Na opinião pública portuguesa, cristalizou-se o consenso de que o modelo adequado para a economia passaria pela orientação da produção nacional para bens transacionáveis, visando a sua exportação. Esta opção tem sido encarada como a panaceia para todos os problemas, nomeadamente por fomentar o aumento da competitividade e assim da produtividade das empresas.

O desenvolvimento recente e acentuado do turismo é um dos expoentes deste paradigma e, e em abono da verdade, foi, até à crise da Covid-19, um vetor importante da recuperação económica, atenuando os efeitos da crise financeira e sobretudo das posteriores medidas recessivas.

A primazia da orientação para a procura externa tem, no entanto, resultado em custos económicos e sociais não negligenciáveis, cuja manifestação mais evidente é a estagnação relativa dos salários em prol da competitividade, frequentemente em setores mão-de-obra intensivos e de baixo valor acrescentado.  E competitividade não é necessariamente sinónimo de produtividade.

Recuando às décadas de 1950 e 1960, o pensamento de referência preconizava a proteção da produção interna com o objetivo de atingir autonomia face ao exterior – a substituição de importações.

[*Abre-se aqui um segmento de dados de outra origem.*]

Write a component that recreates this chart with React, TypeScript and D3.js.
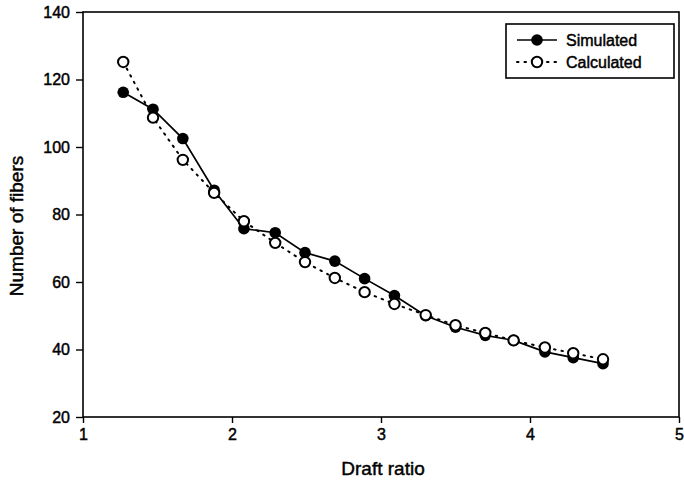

Através de barreiras à entrada de mercadorias como tarifas alfandegárias e quotas à importação, num certo renascimento das práticas mercantilistas, defendia-se a chamada indústria nascente do país, resolvendo de uma assentada o problema da dependência externa. Uma moeda fraca, por encarecer as importações, produziria o mesmo tipo de efeito.

A industrialização do Brasil é um protótipo da aplicação deste modelo, tendo as restrições à entrada de produtos externos sido mantidas até à atualidade. O desenvolvimento e industrialização de Espanha no período da peseta fraca é também fruto do mesmo modelo. Uma parte do sucesso desta estratégia resultou da extensão dos seus mercados internos que asseguravam um nível de procura suficiente para alimentar a máquina produtiva a proteger.

O crescimento económico português do mesmo período decorreu de uma curiosa aplicação do modelo protecionista à escala que faltava ao então embrião da pequena economia aberta. No espaço de comércio livre da EFTA, as exportações portuguesas, combinadas com restrições às importações, encontraram a dimensão que permitiu viabilizar, por exemplo, o desenvolvimento do setor têxtil.

A progressiva alteração das regras de jogo internacionais, quer sob a égide do GATT, quer no âmbito de acordos de integração económica, foi preparando o terreno para a liberalização das trocas externas. No caso da economia portuguesa, a adoção da moeda única foi o zénite deste processo. Mediante a necessidade de encontrar novas soluções, a aposta na competitividade externa ganhou expressão.

Alcançar competitividade externa, serviu de argumento para justificar a redução dos salários nominais durante o período de austeridade. E se o modelo teve o sucesso desejado, já a sua sustentabilidade parece duvidosa. A atividade económica suportada em salários deprimidos não tem sido, em geral, brilhante, navegando ao sabor de uma procura externa de crescimento baixo face aos padrões do passado, enquanto defronta uma procura interna débil dado o baixo poder de compra da população.

A competitividade externa tem incentivado o desenvolvimento do sector informal, bem como o aumento de postos de trabalhos precários e mal remunerados, acelerando a desregulação do mercado de trabalho, à medida que se torna mais exposto à dinâmica internacional.  Como dano colateral, põe em causa o investimento de décadas na formação e qualificação da população, que é sobre especializada face aos postos de trabalho disponíveis.

Para ser bem-sucedida, a aposta externa, que garante a escala que a economia portuguesa não tem, não se pode basear em salários baixos que deprimem a economia. Pelo contrário, deve exigir a criação de postos de trabalho qualificados, que possam aumentar a competitividade através da produtividade. Um modelo sustentável conseguirá reter a massa crítica da população, evitando uma sangria de qualificações que empenhará, a prazo, a capacidade de quebrar a espiral de baixa produtividade e baixos salários.

O modelo atávico, assente em salários leves, gera em círculo vicioso que compromete, não só uma procura interna sustentada, que possa contrapor a externa em períodos recessivos e assim garantir a estabilidade económica, como compromete a inovação, hipotecando o tão ambicionado crescimento económico.